If cost matters, start with Animate Photo AI’s free plan (50 credits), then upgrade only if you need higher throughput (Pro from $9.90/mo) or prefer a one-time option (Lifetime $199).As a sanity check, estimate cost per keeper: for example, $9.90/month ÷ 50 keeper clips ≈ $0.20 per keeper.
Deep dive: SadTalker in real workflows
When people compare a hosted tool to an open-source project, the biggest difference is often not “quality”—it is operational friction. Local pipelines add hidden costs: GPU availability, dependency breakage, model downloads, and time spent debugging. That cost shows up as slower iteration loops, especially if you need to produce many clips and not just one demo.
A fair evaluation is to treat time as a first-class metric. Define a keeper (stable eyes, stable mouth shapes, no obvious drift), then run 5 generations. If one workflow produces keepers with fewer retries and faster export, it will usually be the better daily driver—regardless of what looks most impressive in a one-off example.
Why people compare these tools
- They want talking-photo results but dislike maintaining local AI tooling.
- They want a workflow non-technical teammates can use reliably.
- They care about privacy (local) vs speed-to-output (web).
Choose Animate Photo AI if…
- You want a simple, repeatable workflow to ship short talking clips fast.
- You want to avoid GPU setup, model downloads, and dependency issues.
- You prefer clear pricing and quick iteration.
Choose SadTalker if…
- You want self-hosting and local control over inputs/outputs.
- You already have a GPU workflow and can manage upgrades/weights.
- You’re fine trading ease-of-use for customization.
Quick decision guide
- If you need local control → SadTalker.
- If you need speed + simplicity → Animate Photo AI.
- If you’re unsure, benchmark 5 runs and compare keeper rate + time-to-export.
Conclusion
SadTalker is a strong option if you want a self-hosted pipeline and you’re comfortable managing models and compute.
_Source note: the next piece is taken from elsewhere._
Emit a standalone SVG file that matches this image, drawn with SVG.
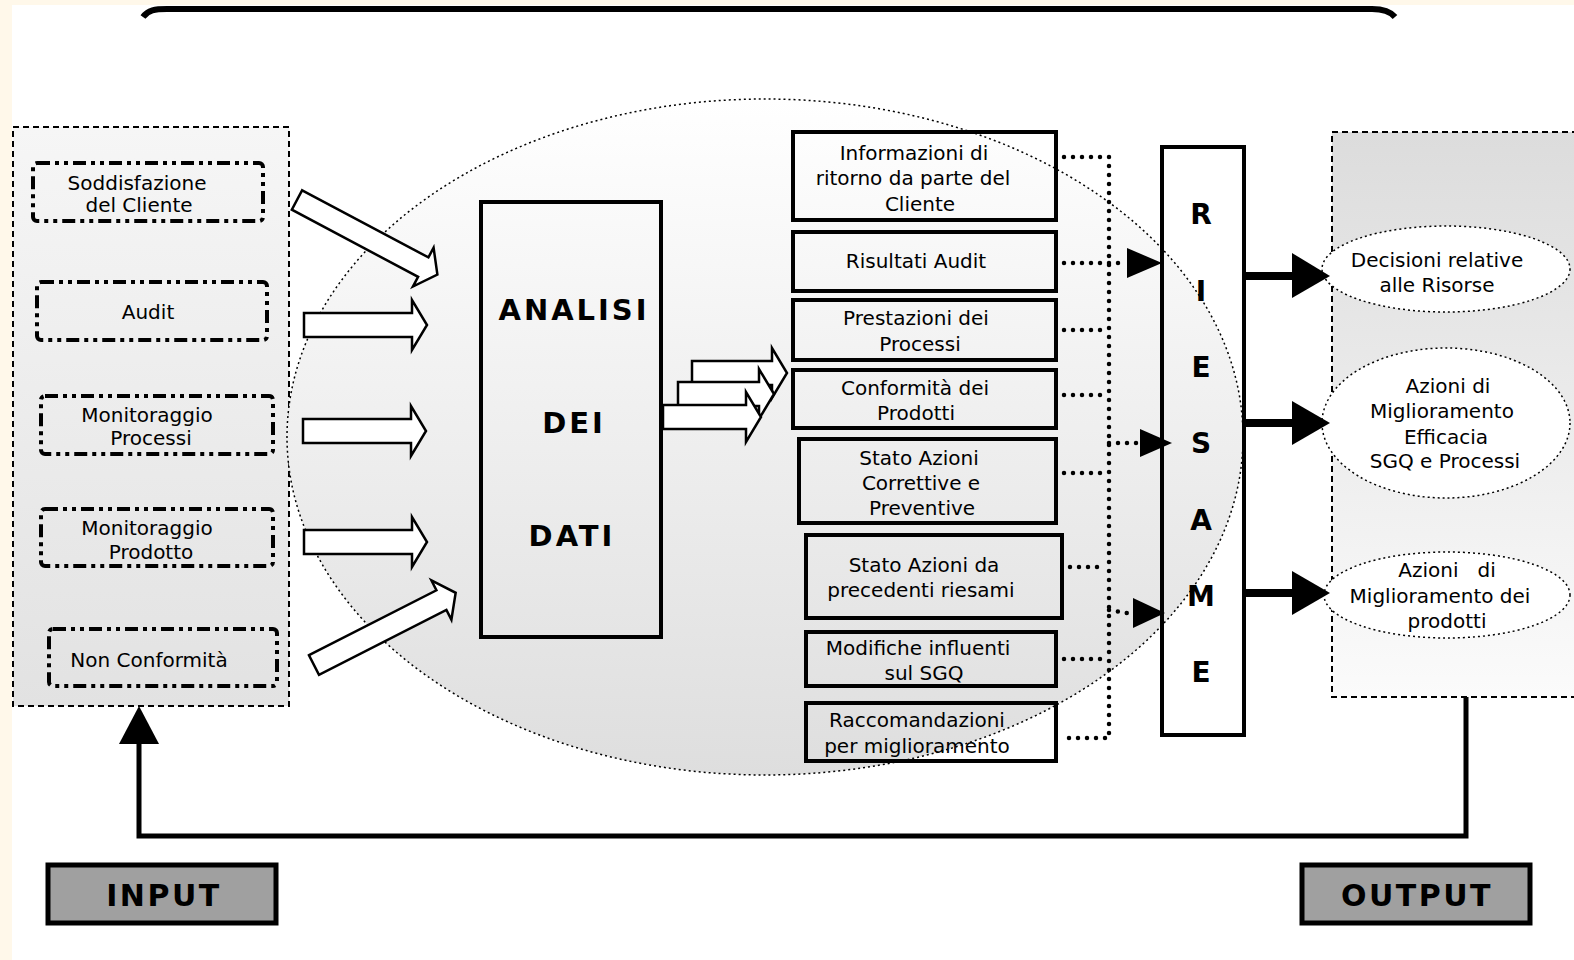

If you want a fast, predictable face-animation workflow that non-technical users can run every day, a template-driven photo-first tool is usually the better fit. Decide with a 10-minute benchmark: same portrait + same audio, generate 3–5 outputs, then compare keeper rate, identity stability, and export cleanliness. Start with Animate Photo AI’s free plan (50 credits), then move to Pro ($9.90/mo) or Lifetime ($199) only when you know your volume.
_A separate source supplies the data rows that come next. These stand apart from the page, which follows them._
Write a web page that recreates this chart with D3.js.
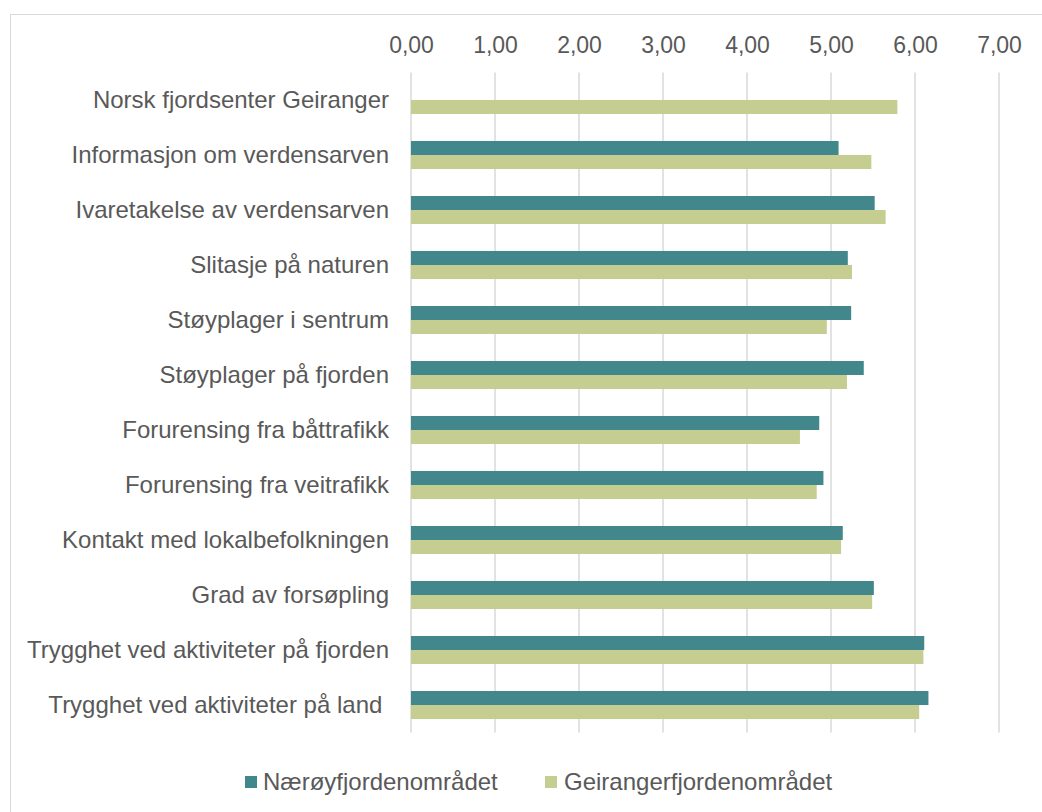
<!DOCTYPE html>
<html>
<head>
<meta charset="utf-8">
<script src="https://cdn.jsdelivr.net/npm/d3@7"></script>
<style>
  body { margin: 0; background: #fff; }
  svg { display: block; font-family: "Liberation Sans", Arial, sans-serif; }
  text { white-space: pre; }
</style>
</head>
<body>
<svg id="chart" width="1042" height="812"></svg>
<script>
const categories = [
  "Norsk fjordsenter Geiranger",
  "Informasjon om verdensarven",
  "Ivaretakelse av verdensarven",
  "Slitasje på naturen",
  "Støyplager i sentrum",
  "Støyplager på fjorden",
  "Forurensing fra båttrafikk",
  "Forurensing fra veitrafikk",
  "Kontakt med lokalbefolkningen",
  "Grad av forsøpling",
  "Trygghet ved aktiviteter på fjorden",
  "Trygghet ved aktiviteter på land "
];
const seriesNames = ["Nærøyfjordenområdet", "Geirangerfjordenområdet"];
const naeroy = [null, 5.09, 5.52, 5.20, 5.24, 5.39, 4.86, 4.91, 5.14, 5.51, 6.11, 6.16];
const geiranger = [5.79, 5.48, 5.65, 5.25, 4.95, 5.19, 4.63, 4.83, 5.12, 5.49, 6.10, 6.05];
const tickValues = [0, 1, 2, 3, 4, 5, 6, 7];
const colors = ["#41878B", "#C6CD90"];

(function () {
const svg = d3.select("#chart");
const textColor = "#595959";
const gridColor = "#d9d9d9";

// frame
svg.append("rect")
  .attr("x", 10.5).attr("y", 14.5)
  .attr("width", 1040).attr("height", 820)
  .attr("fill", "none").attr("stroke", gridColor).attr("stroke-width", 1);

const plotLeft = 411, plotRight = 999, plotTop = 72.5, plotBottom = 732.5;

const x = d3.scaleLinear().domain([0, 7]).range([plotLeft, plotRight]);
const y = d3.scaleBand().domain(categories).range([plotTop, plotBottom]).paddingInner(27 / 55).paddingOuter(27 / 110);
const ySub = d3.scaleBand().domain(seriesNames).range([0, y.bandwidth()]);

// gridlines
svg.append("g").selectAll("line").data(tickValues).join("line")
  .attr("x1", d => x(d)).attr("x2", d => x(d))
  .attr("y1", plotTop).attr("y2", plotBottom)
  .attr("stroke", gridColor).attr("stroke-width", 1.5);

// top axis labels
const fmt = d => d3.format(".2f")(d).replace(".", ",");
const axis = d3.axisTop(x).tickValues(tickValues).tickFormat(fmt).tickSize(0).tickPadding(0);
const ax = svg.append("g").attr("transform", `translate(0,53)`).call(axis);
ax.select(".domain").remove();
ax.selectAll("text").attr("fill", textColor).attr("font-size", 23)
  .attr("font-family", "Liberation Sans, Arial, sans-serif").attr("dy", 0);

// bars
const seriesData = [naeroy, geiranger];
seriesData.forEach((vals, si) => {
  svg.append("g").selectAll("rect")
    .data(categories.map((c, i) => ({ c, v: vals[i] })).filter(d => d.v != null))
    .join("rect")
    .attr("x", x(0))
    .attr("y", d => y(d.c) + ySub(seriesNames[si]))
    .attr("width", d => x(d.v) - x(0))
    .attr("height", ySub.bandwidth())
    .attr("fill", colors[si]);
});

// category labels
const yAxis = d3.axisLeft(y).tickSize(0).tickPadding(0);
const ay = svg.append("g").attr("transform", `translate(389,0)`).call(yAxis);
ay.select(".domain").remove();
ay.selectAll("text").attr("fill", textColor).attr("font-size", 24)
  .attr("font-family", "Liberation Sans, Arial, sans-serif")
  .attr("dy", "0.34em");

// legend
const legendItems = [
  { name: seriesNames[0], color: colors[0], sx: 245, tx: 263 },
  { name: seriesNames[1], color: colors[1], sx: 545, tx: 564 }
];
const lg = svg.append("g");
legendItems.forEach(it => {
  lg.append("rect").attr("x", it.sx).attr("y", 776).attr("width", 12).attr("height", 12).attr("fill", it.color);
  lg.append("text").attr("x", it.tx).attr("y", 790).attr("fill", textColor).attr("font-size", 24).text(it.name);
});
})();
</script>
</body>
</html>
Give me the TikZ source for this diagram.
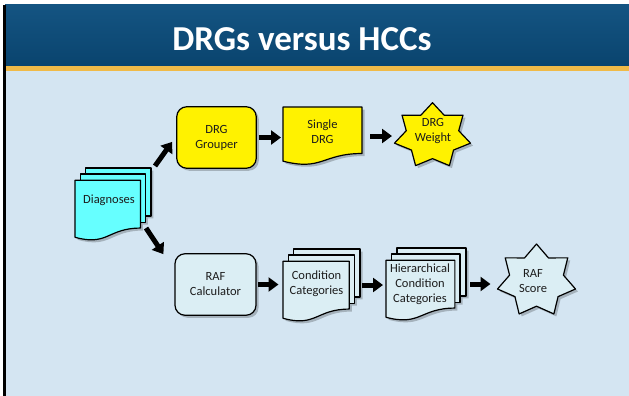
\documentclass[tikz,border=0pt]{standalone}
\usepackage{fontspec}
\setmainfont{Carlito}
\usetikzlibrary{arrows.meta,calc,shadows}

\definecolor{bgblue}{RGB}{212,229,242}
\definecolor{bartop}{RGB}{20,84,130}
\definecolor{barmid}{RGB}{18,98,150}
\definecolor{barbot}{RGB}{10,68,110}
\definecolor{barline}{RGB}{240,186,72}
\definecolor{docyan}{RGB}{102,255,255}
\definecolor{paleblue}{RGB}{219,238,244}
\definecolor{inkgray}{RGB}{28,28,28}

\tikzset{
  page/.style={draw=black, line width=1.2pt, line join=round},
  shadowfill/.style={fill=black, fill opacity=0.22, draw=none},
  frame/.style={inner sep=0pt, outer sep=0pt, draw=none},
  lbl/.style={font=\fontsize{12.5}{15}\selectfont, align=center, text=inkgray, inner sep=0pt},
  barrow/.style={line width=5pt, -{Triangle[length=10pt,width=14pt]}},
  roundbox/.style={page, lbl, rounded corners=10pt, minimum height=61.5pt,
    drop shadow={shadow xshift=2.5pt, shadow yshift=-2.5pt, fill=black, opacity=0.22}},
}

% page outlines in a 216 x 216 unit box (y downwards)
\newcommand\mdfront{(0,36.75) -- (185.95,36.75) -- (185.95,180.22) .. controls (92.98,180.22) and (92.98,235.42) .. (0,207.82) -- cycle}
\newcommand\mdmid{(15.32,18.15) -- (200,18.15) -- (200,162.5) -- (15.32,162.5) -- cycle}
\newcommand\mdback{(29.72,0) -- (216,0) -- (216,143.9) -- (29.72,143.9) -- cycle}
\newcommand\sdpage{(0,0) -- (216,0) -- (216,173.22) .. controls (108,173.22) and (108,239.22) .. (0,201.72) -- cycle}

% stacked documents: name, left, top, width, height, fill
\newcommand\multidoc[6]{%
  \begin{scope}[shift={(#2+2.5,#3+2.5)}, xscale=#4/216, yscale=#5/216]
    \fill[shadowfill] \mdback \mdmid \mdfront;
  \end{scope}
  \begin{scope}[shift={(#2,#3)}, xscale=#4/216, yscale=#5/216]
    \filldraw[page, fill=#6] \mdback;
    \filldraw[page, fill=#6] \mdmid;
    \filldraw[page, fill=#6] \mdfront;
  \end{scope}
  \node[frame, anchor=north west, minimum width=#4pt, minimum height=#5pt] (#1) at (#2,#3) {};}

% single document: name, left, top, width, height, fill
\newcommand\singledoc[6]{%
  \begin{scope}[shift={(#2+2.5,#3+2.5)}, xscale=#4/216, yscale=#5/216]
    \fill[shadowfill] \sdpage;
  \end{scope}
  \begin{scope}[shift={(#2,#3)}, xscale=#4/216, yscale=#5/216]
    \filldraw[page, fill=#6] \sdpage;
  \end{scope}
  \node[frame, anchor=north west, minimum width=#4pt, minimum height=#5pt] (#1) at (#2,#3) {};}

% seven-point star: style, centre x, centre y, radius x, radius y
\newcommand\sevenstar[5]{%
  \path[#1] plot[samples at={0,...,13}, variable=\k]
    ({#2+#4*(1-0.31*isodd(\k))*cos(90+\k*360/14)},
     {#3-#5*(1-0.31*isodd(\k))*sin(90+\k*360/14)}) -- cycle;}

\begin{document}
\begin{tikzpicture}[x=1pt,y=-1pt]
\useasboundingbox (0,0) rectangle (629,396);

% slide background and title bar
\fill[white] (0,0) rectangle (629,396);
\fill[bgblue] (5,70) rectangle (629,396);
\shade[top color=bartop, middle color=barmid, bottom color=barbot] (5,5) rectangle (629,66);
\fill[barline] (5,66) rectangle (629,71);
\fill[black] (3,5) rectangle (5.5,396);
\node[font=\fontsize{35}{40}\selectfont\bfseries, text=white] (title) at (302,39) {DRGs versus HCCs};

% upper row: DRG path
\multidoc{diag}{75}{168}{76}{72}{docyan}
\node[lbl] (diagt) at (109,200) {Diagnoses};

\node[roundbox, fill=yellow, minimum width=79.5pt] (grouper) at (216.5,137.5) {DRG\\Grouper};

\singledoc{single}{283}{107}{79}{58}{yellow}
\node[lbl] (singlet) at (322.5,132) {Single\\DRG};

\sevenstar{shadowfill}{435}{138.3}{39}{33.1}
\sevenstar{page, fill=yellow}{432.5}{135.8}{39}{33.1}
\node[frame, minimum width=76pt, minimum height=63pt] (weight) at (432.5,136.5) {};
\node[lbl] (weightt) at (433,131.5) {DRG\\Weight};

% lower row: HCC path
\node[roundbox, fill=paleblue, minimum width=81pt] (raf) at (215.5,284.5) {RAF\\Calculator};

\multidoc{cond}{283}{249}{77}{72}{paleblue}
\node[lbl] (condt) at (316.5,284) {Condition\\Categories};

\multidoc{hier}{386}{248}{80}{72}{paleblue}
\node[lbl] (hiert) at (420,284.5) {Hierarchical\\Condition\\Categories};

\sevenstar{shadowfill}{539}{283.3}{40}{36.8}
\sevenstar{page, fill=paleblue}{536.5}{280.8}{40}{36.8}
\node[frame, minimum width=78pt, minimum height=70pt] (score) at (536.5,283.5) {};
\node[lbl] (scoret) at (533,281.5) {RAF\\Score};

% connectors
\draw[barrow] ([shift={(4,-2)}]diag.north east) -- ([shift={(-4,-27)}]grouper.south west);
\draw[barrow] ([shift={(-5,-12)}]diag.south east) -- ([shift={(-11,1)}]raf.north west);
\draw[barrow, shorten <=2pt, shorten >=2pt] (grouper.east) -- (grouper.east -| single.west);
\draw[barrow, shorten <=8pt, shorten >=2.5pt] (single.east) -- (single.east -| weight.west);
\draw[barrow, shorten <=1.5pt, shorten >=4.5pt] (raf.east) -- (raf.east -| cond.west);
\draw[barrow, shorten <=2pt, shorten >=3pt] (cond.east) -- (cond.east -| hier.west);
\draw[barrow, shorten <=4pt, shorten >=7pt] (hier.east) -- (hier.east -| score.west);
\end{tikzpicture}
\end{document}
Try Animate Photo AI (free)
Start with the free plan (50 credits), then upgrade only if you need more volume or faster iteration.
FAQ
Is SadTalker “better” because it is open source?
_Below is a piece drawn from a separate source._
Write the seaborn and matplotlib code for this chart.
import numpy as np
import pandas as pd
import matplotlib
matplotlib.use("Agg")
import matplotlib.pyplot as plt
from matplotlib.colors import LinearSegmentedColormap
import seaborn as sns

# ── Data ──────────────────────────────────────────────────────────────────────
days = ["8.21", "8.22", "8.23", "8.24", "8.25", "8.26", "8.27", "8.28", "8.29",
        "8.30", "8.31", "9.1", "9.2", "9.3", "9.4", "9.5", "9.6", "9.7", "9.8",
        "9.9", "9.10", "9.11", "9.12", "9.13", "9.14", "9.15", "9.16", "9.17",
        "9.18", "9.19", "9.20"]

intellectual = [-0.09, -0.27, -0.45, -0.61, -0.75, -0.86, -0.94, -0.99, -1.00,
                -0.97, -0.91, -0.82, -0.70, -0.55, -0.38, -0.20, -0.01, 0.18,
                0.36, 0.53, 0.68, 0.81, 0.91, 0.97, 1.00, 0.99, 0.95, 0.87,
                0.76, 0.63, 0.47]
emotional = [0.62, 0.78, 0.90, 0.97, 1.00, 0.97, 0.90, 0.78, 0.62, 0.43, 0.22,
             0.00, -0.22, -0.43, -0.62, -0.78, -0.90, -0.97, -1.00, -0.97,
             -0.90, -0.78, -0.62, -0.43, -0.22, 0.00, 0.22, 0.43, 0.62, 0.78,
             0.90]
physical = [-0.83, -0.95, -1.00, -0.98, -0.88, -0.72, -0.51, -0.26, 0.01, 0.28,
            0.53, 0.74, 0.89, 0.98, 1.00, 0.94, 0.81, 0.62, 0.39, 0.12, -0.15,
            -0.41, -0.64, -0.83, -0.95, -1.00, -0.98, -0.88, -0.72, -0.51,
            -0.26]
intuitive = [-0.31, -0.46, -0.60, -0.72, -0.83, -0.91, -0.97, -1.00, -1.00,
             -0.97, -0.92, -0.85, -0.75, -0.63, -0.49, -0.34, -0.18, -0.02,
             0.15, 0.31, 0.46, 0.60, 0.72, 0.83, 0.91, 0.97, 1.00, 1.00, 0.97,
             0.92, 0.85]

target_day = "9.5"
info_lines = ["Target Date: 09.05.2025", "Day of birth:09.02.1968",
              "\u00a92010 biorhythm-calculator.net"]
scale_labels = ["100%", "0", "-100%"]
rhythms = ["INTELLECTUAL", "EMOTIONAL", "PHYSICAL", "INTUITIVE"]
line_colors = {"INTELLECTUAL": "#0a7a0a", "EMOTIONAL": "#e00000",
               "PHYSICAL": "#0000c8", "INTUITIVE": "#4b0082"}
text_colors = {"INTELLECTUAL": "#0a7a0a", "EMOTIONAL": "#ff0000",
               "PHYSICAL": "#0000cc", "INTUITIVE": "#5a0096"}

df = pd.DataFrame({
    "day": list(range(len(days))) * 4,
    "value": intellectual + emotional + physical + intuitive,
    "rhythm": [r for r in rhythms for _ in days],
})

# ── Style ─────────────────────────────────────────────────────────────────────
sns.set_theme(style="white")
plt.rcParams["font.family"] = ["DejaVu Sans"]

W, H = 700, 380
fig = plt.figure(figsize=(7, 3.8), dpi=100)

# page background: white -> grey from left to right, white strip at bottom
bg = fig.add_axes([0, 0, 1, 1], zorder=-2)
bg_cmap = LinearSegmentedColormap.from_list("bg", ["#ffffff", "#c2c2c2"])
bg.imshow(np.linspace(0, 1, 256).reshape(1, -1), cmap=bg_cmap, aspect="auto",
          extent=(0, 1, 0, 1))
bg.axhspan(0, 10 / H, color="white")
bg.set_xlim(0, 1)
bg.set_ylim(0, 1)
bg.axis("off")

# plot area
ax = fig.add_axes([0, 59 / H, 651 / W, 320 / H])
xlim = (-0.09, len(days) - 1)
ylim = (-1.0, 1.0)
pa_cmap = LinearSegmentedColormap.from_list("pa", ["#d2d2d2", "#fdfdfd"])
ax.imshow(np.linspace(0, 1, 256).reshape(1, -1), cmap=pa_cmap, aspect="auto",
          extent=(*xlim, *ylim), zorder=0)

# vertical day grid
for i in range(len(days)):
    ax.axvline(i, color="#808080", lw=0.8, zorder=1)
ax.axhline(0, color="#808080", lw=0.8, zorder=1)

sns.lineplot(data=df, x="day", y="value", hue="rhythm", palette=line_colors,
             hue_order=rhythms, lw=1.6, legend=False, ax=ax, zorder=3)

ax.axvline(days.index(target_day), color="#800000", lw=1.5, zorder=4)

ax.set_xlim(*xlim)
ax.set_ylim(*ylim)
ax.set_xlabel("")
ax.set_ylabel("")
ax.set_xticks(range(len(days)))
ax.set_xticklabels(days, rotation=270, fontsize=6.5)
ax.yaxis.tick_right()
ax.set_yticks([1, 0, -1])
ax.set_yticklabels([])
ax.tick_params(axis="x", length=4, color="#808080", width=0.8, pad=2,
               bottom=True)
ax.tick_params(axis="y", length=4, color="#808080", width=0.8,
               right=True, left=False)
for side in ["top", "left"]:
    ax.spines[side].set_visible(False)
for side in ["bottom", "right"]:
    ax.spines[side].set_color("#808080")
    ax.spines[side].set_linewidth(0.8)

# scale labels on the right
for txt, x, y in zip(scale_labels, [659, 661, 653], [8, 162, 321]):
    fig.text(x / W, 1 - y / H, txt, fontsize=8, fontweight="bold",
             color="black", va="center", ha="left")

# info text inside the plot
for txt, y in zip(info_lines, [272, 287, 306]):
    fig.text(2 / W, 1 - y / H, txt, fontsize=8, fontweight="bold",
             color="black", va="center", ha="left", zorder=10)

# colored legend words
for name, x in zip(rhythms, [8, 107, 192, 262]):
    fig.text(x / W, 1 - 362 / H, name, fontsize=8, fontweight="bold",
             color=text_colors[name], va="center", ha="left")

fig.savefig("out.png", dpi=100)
Not automatically. Open source can offer flexibility and local control, but your real success metric is repeatable output. Measure keeper rate and time-to-export for your workflow.
Which is better for teams?
Teams usually benefit from a low-friction web workflow. If you have an engineering team and strong privacy requirements, self-hosting can be worth it.
Which one looks more natural?
Naturalness depends on the portrait quality and the exact motion target. Test with the same portrait and audio, then compare identity stability and mouth/eye artifacts.
How do I evaluate quickly?
Use one portrait and one 8–12s audio clip. Generate 3–5 outputs and score them on keeper rate, identity stability, and export readiness.